Barnabas roepen hun toehoorders op gehoor te geven te geven aan Jezus’ Boodschap. Ons doof houden voor die Boodschap brengt ons niet verder. Jezus spreekt ons aan op allerlei manieren, ook via mensen die wij ontmoeten en dingen die wij meemaken. Als we willen leven in zijn Geest, dan vraagt dat dat we ons voortdurend openstellen en alert zijn. Hoe kunnen we met elkaar meeleven en elkaar steun bieden, als we geen idee hebben van wat onze naasten bezig houdt en nodig heeft? Al is angst en de neiging ons af te sluiten voor het nieuwe en onbekende heel menselijk, we weten ook dat angst een slechte raadgever is. Zelfs jalousie is ons niet vreemd als reactie op de geestelijke – en materiële rijkdom van anderen, maar waar brengt het ons? In sommige landen staat persvrijheid onder druk. Mensen die een ander geluid laten horen dan de machthebbers aangenaam is, worden het land uitgezet, gevangen genomen en monddood gemaakt, zoals bv. Navalny. Berichten in de media geven ons dan een vertekend beeld van de werkelijkheid.

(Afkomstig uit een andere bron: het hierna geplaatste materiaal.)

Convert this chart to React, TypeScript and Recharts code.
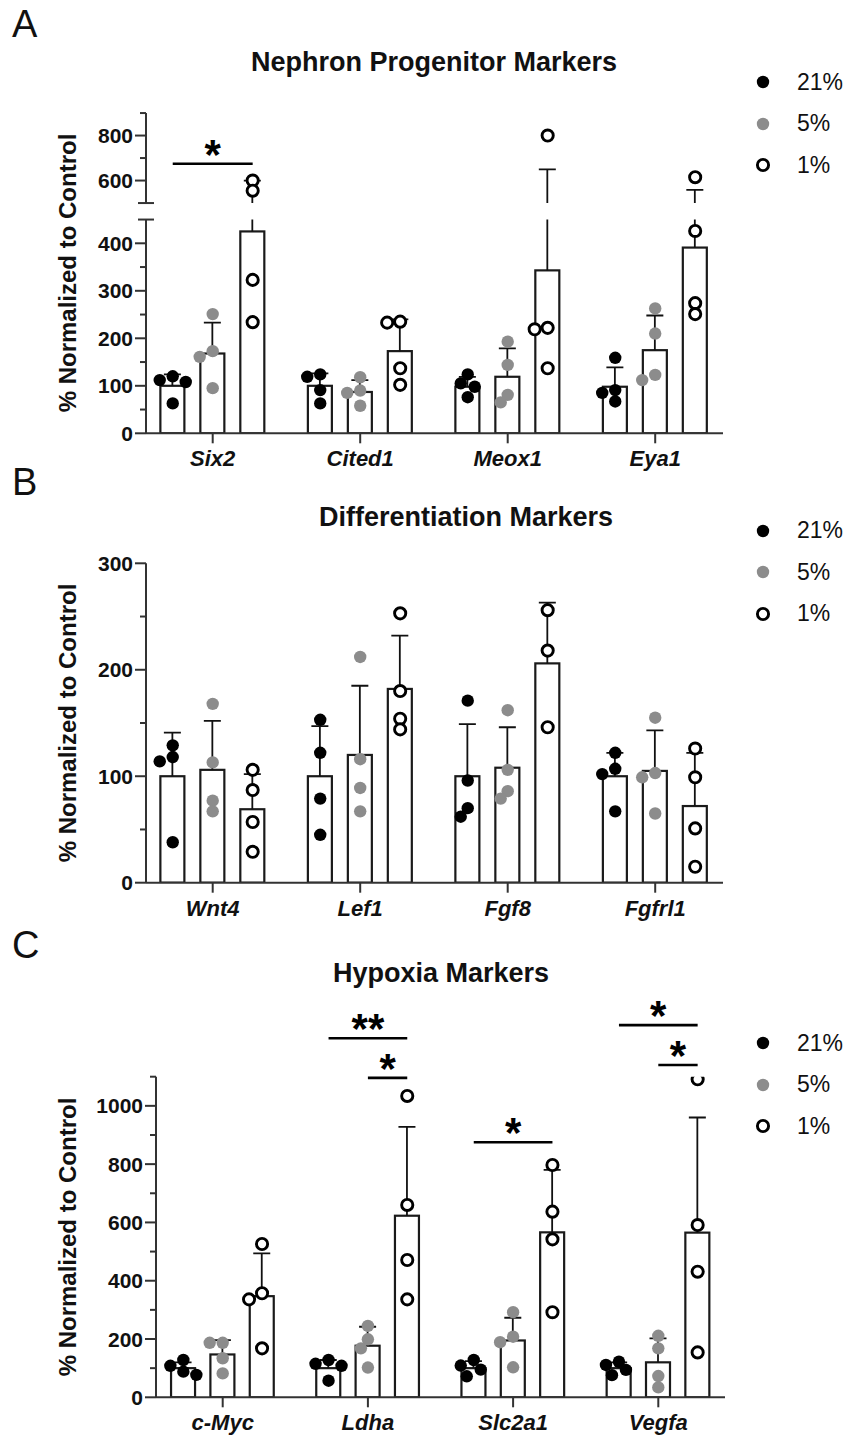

Als Jezus zijn leerlingen uitnodigt om Hem ons vertrouwen te schenken en Hem te volgen , dan belooft Hij hen niet alleen naar grazige weiden te brengen, maar zelfs eeuwig leven te schenken. Dat leven waar Jezus op doelt is niet alleen de toekomst die ons wacht, maar ook ons leven hier en nu: nl. het vertrouwen dat God ons nabij blijft en met ons meegaat op onze wegen, zoals Jezus dat zijn naasten heeft laten ervaren. Eeuwig leven is leven in het besef dat de Geest van God liefde is en dat het ook ons gegeven wordt die liefde door te geven aan anderen, als wij erom vragen. Als wij ons afvragen aan wie wij in ons dagelijks leven ons volle vertrouwen geven, dan beperkt zich dat meestal tot de kleine kring van mensen die ons het meest na staan, zoals een partner, bepaalde familieleden en echte vrienden. Die vertrouwensband is er niet vanzelf gekomen, die is langzaam opgebouwd en gegroeid in de loop der jaren, door regelmatig contact met elkaar en ontmoetingen waarin we ons lief en leed met elkaar hebben kunnen delen. Is dat ook niet een voorwaarde voor een vertrouwensband met Jezus en met God die Hij zijn hemelse Vader noemt? AMEN.